▶ [Written request] Start at the line containing "Give me the", stop at the line containing "import numpy as np", and please reproduce every line in between, both ends included, without pictures.

▬▬▬

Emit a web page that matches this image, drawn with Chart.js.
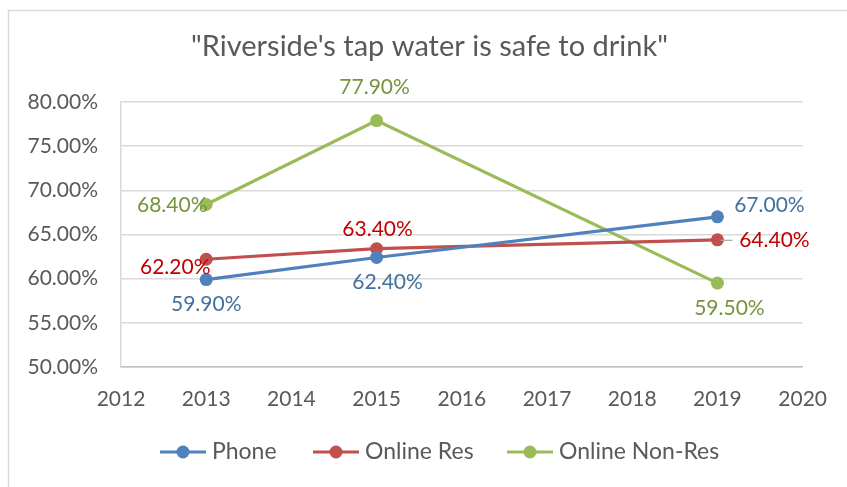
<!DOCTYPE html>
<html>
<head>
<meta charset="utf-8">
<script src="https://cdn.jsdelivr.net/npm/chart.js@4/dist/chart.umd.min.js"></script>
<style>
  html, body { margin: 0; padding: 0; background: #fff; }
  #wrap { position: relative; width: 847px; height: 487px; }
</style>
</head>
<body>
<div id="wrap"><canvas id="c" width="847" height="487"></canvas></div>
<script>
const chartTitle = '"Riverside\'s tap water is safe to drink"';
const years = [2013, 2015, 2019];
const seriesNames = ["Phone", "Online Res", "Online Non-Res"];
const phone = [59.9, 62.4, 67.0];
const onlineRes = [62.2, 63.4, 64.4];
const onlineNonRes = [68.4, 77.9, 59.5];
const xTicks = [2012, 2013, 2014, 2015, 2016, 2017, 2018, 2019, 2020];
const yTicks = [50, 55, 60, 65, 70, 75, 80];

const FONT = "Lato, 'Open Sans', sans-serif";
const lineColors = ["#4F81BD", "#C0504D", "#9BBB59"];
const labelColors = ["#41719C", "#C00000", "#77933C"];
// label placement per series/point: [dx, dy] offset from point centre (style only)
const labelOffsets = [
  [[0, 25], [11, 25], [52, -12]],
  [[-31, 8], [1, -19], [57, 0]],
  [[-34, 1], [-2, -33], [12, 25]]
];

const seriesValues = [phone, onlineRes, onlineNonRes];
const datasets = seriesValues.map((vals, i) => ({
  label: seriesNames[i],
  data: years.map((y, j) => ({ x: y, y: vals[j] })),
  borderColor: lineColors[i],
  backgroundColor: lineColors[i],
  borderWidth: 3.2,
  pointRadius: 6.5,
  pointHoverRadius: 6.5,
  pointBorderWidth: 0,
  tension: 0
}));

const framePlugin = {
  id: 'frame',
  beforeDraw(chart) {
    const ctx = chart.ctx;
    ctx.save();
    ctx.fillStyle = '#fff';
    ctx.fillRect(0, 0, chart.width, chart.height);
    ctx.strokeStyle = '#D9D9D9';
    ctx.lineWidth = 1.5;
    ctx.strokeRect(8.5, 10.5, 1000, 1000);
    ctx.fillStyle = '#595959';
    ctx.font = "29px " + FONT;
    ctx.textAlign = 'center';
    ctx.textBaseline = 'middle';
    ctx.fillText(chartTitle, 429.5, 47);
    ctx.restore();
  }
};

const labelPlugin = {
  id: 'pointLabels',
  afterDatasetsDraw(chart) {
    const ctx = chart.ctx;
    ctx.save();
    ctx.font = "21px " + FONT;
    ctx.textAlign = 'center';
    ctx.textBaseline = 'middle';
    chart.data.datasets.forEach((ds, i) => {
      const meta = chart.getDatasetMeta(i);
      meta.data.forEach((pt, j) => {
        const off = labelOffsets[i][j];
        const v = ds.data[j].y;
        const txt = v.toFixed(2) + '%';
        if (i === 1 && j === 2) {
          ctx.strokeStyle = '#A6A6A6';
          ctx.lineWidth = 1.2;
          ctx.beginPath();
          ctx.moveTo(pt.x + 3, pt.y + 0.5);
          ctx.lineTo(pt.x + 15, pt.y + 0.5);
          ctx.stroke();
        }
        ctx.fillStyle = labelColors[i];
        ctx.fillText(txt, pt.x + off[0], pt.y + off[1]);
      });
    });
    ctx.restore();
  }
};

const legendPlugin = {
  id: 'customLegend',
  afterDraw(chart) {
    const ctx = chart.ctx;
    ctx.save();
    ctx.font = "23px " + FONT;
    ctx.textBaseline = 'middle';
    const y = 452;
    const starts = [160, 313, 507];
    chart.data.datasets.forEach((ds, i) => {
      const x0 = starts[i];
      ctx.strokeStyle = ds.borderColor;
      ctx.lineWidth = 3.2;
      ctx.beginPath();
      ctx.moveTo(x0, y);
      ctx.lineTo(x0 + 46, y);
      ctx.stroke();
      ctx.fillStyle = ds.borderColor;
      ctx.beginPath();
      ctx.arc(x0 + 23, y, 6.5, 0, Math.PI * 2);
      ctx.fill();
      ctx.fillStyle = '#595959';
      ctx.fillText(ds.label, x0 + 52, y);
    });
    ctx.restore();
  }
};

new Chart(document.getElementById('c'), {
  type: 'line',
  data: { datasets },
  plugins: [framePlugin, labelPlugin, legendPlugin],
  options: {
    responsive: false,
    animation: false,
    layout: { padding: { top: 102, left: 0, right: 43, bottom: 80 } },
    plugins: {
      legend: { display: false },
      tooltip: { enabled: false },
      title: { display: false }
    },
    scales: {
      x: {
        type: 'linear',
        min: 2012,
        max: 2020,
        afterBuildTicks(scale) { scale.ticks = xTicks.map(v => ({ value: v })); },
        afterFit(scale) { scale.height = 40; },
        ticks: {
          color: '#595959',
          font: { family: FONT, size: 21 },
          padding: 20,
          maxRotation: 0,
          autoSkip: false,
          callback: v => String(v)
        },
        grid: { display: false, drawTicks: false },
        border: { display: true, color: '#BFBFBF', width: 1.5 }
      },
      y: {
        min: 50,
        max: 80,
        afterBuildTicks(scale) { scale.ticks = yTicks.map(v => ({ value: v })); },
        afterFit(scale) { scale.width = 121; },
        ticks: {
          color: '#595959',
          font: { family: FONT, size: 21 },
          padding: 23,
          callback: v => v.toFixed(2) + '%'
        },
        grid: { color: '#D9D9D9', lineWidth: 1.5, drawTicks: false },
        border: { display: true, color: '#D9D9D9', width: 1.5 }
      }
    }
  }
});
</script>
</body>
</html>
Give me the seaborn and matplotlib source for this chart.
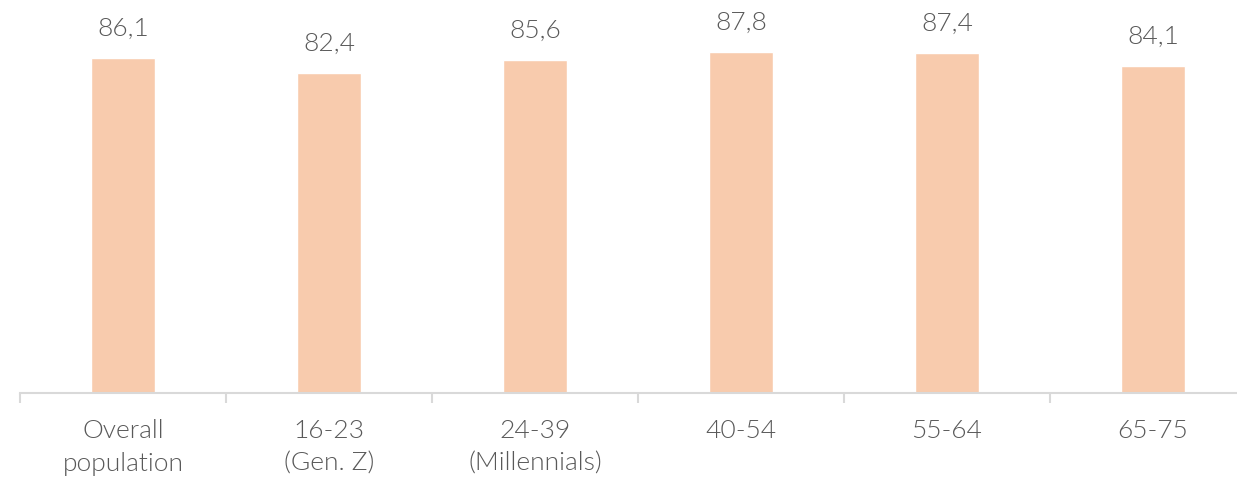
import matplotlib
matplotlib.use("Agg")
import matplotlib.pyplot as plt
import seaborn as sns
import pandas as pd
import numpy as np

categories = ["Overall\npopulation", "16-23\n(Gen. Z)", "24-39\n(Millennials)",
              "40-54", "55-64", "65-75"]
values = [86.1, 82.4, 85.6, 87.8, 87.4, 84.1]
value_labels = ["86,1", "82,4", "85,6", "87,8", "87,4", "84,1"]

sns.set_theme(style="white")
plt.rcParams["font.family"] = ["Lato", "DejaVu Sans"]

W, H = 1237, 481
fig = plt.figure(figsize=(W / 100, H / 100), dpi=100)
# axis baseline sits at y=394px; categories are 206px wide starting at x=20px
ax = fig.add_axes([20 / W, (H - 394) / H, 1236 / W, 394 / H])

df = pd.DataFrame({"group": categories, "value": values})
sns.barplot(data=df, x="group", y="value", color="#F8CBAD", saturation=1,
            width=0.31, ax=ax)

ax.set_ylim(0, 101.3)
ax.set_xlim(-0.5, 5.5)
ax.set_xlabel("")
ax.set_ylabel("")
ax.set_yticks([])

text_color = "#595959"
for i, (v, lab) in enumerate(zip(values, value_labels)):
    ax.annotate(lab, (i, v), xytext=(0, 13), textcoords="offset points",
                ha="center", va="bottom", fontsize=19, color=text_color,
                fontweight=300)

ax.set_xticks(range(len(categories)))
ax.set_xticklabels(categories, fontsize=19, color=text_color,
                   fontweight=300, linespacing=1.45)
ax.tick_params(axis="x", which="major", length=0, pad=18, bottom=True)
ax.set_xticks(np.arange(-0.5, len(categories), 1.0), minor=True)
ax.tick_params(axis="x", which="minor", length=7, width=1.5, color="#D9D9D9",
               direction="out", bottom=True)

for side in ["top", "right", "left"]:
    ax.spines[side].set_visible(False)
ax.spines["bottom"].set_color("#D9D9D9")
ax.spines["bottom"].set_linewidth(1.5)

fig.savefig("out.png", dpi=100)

▬▬▬

▶ [Output for this exercise]
Give me the seaborn and matplotlib source for this chart.
import matplotlib
matplotlib.use("Agg")
import matplotlib.pyplot as plt
import seaborn as sns
import pandas as pd
import numpy as np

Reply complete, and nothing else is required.